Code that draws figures
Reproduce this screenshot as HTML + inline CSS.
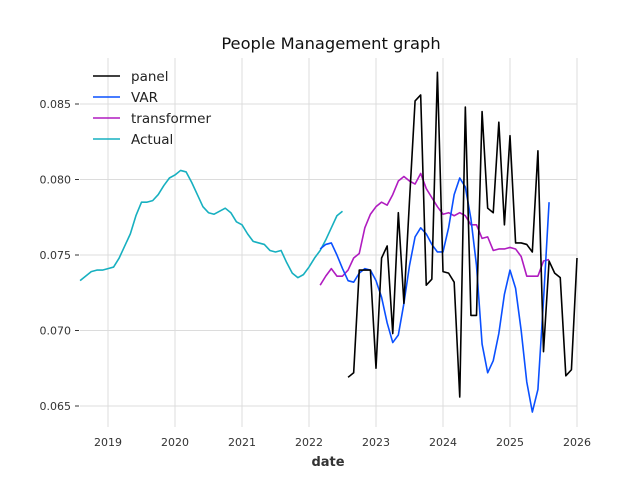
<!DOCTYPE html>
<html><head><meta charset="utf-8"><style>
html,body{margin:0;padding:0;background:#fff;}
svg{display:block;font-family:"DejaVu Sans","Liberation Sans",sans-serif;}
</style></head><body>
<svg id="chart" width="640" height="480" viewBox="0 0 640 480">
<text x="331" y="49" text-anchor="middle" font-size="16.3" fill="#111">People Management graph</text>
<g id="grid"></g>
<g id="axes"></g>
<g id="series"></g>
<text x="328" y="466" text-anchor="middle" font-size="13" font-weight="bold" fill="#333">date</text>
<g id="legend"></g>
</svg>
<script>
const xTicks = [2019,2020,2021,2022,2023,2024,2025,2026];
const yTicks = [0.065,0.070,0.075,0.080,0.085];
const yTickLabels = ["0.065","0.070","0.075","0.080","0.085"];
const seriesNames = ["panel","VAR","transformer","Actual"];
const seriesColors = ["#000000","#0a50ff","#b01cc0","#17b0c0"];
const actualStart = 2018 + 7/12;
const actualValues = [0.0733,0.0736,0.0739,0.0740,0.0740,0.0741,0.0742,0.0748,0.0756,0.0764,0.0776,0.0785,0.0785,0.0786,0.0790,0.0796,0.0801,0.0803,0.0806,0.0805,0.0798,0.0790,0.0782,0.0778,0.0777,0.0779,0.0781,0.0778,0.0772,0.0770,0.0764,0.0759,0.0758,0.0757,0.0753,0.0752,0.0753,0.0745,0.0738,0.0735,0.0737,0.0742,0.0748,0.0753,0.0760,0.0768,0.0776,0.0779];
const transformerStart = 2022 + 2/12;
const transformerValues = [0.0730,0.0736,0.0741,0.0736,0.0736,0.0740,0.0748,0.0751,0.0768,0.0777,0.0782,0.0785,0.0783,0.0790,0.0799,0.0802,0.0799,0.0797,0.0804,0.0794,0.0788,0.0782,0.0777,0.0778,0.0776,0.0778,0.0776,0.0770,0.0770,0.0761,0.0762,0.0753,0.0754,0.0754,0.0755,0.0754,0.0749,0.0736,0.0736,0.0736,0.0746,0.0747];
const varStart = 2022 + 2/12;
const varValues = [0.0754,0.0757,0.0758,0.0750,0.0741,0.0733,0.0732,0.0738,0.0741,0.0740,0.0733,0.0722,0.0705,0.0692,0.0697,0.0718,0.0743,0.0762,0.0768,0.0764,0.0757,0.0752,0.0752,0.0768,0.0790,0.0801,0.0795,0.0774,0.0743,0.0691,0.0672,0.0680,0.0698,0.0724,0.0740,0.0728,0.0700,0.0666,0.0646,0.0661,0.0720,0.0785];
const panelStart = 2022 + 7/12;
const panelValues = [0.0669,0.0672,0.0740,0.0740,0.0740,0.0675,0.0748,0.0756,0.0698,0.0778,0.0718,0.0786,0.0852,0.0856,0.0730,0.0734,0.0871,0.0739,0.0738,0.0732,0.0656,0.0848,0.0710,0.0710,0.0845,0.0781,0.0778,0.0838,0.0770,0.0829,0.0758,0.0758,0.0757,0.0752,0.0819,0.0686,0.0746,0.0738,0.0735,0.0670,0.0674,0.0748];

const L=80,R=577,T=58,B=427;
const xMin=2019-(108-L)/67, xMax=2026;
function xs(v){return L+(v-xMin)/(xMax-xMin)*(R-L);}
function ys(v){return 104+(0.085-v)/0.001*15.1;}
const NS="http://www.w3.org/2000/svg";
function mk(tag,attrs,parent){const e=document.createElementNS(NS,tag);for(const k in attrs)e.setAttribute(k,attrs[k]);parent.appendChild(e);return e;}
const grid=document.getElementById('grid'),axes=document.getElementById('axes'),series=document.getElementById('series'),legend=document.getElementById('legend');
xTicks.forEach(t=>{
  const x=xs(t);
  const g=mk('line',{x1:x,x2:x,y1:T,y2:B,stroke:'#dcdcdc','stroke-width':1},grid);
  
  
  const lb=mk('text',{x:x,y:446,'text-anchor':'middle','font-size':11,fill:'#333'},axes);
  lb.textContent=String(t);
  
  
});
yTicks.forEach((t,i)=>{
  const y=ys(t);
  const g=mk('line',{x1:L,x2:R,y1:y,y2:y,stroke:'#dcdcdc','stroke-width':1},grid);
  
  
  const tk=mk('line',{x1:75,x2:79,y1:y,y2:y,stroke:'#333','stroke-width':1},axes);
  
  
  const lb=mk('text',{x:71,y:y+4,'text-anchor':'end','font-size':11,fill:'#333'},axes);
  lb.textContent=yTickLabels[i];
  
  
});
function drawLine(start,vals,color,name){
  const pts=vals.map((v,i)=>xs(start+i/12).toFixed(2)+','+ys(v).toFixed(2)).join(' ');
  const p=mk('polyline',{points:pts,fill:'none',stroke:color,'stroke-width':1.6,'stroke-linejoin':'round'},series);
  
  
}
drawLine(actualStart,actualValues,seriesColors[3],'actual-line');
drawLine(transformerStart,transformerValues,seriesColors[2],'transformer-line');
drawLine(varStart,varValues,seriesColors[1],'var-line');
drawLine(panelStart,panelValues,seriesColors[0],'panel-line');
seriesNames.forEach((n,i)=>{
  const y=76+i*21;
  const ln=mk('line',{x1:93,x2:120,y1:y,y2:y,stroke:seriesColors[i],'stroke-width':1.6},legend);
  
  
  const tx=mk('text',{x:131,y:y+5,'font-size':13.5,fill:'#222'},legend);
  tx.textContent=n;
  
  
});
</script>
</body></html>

--

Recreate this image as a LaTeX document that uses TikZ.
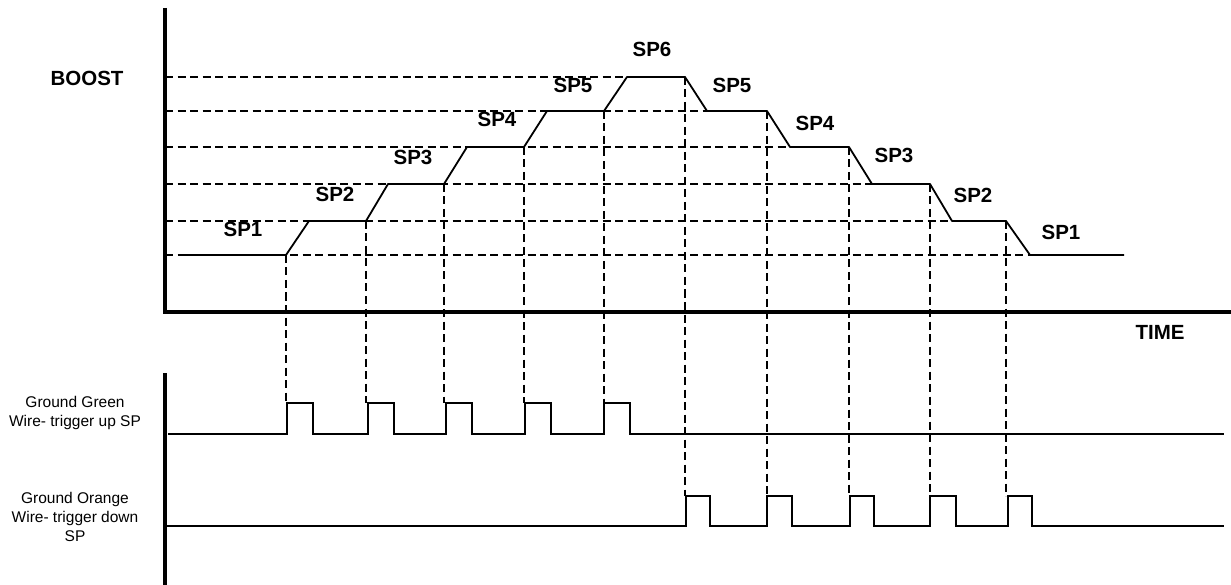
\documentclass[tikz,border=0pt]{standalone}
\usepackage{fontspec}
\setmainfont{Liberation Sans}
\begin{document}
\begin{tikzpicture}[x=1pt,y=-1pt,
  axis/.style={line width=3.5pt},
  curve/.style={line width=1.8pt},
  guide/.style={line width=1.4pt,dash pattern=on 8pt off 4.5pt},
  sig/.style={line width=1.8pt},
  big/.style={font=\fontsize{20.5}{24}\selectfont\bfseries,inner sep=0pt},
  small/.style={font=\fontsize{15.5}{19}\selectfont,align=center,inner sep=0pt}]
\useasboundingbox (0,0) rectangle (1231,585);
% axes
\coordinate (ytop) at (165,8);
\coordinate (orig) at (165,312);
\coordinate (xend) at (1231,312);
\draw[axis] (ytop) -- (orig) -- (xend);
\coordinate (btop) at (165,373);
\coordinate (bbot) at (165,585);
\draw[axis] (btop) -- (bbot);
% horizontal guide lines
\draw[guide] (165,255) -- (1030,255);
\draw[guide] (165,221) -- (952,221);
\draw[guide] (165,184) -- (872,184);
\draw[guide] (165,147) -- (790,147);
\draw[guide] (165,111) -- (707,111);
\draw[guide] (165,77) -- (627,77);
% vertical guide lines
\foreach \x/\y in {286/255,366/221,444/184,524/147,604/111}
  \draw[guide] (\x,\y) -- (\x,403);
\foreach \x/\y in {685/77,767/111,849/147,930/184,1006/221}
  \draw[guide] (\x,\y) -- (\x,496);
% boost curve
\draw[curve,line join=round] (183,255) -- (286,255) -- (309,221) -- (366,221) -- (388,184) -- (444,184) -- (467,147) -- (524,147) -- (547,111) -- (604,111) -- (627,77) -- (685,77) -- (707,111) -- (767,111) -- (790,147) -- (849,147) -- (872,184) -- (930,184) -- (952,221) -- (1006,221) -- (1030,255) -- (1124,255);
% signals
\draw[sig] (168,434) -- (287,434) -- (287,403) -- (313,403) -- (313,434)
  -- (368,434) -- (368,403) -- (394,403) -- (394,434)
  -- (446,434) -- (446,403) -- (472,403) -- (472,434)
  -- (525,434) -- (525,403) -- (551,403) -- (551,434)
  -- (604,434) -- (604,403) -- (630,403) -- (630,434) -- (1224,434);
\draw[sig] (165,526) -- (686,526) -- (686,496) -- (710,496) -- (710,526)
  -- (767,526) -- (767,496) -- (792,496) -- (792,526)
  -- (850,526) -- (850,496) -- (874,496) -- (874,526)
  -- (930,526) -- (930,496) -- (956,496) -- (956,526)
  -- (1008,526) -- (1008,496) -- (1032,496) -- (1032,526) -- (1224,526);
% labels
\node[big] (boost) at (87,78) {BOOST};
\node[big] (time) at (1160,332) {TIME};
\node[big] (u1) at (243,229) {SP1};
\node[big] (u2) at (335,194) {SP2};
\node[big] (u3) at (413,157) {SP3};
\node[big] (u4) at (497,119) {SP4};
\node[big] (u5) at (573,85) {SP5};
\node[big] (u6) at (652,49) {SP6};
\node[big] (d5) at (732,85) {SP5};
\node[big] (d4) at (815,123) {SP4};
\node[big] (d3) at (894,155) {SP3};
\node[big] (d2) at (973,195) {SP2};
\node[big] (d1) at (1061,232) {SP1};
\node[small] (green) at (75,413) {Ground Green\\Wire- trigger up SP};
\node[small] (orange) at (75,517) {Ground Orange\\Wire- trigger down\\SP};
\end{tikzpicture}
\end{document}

### Exercise brief
Check each line of the data above for the word "this" and say how many lines contain it, giving nothing besides the number.

### The reply
2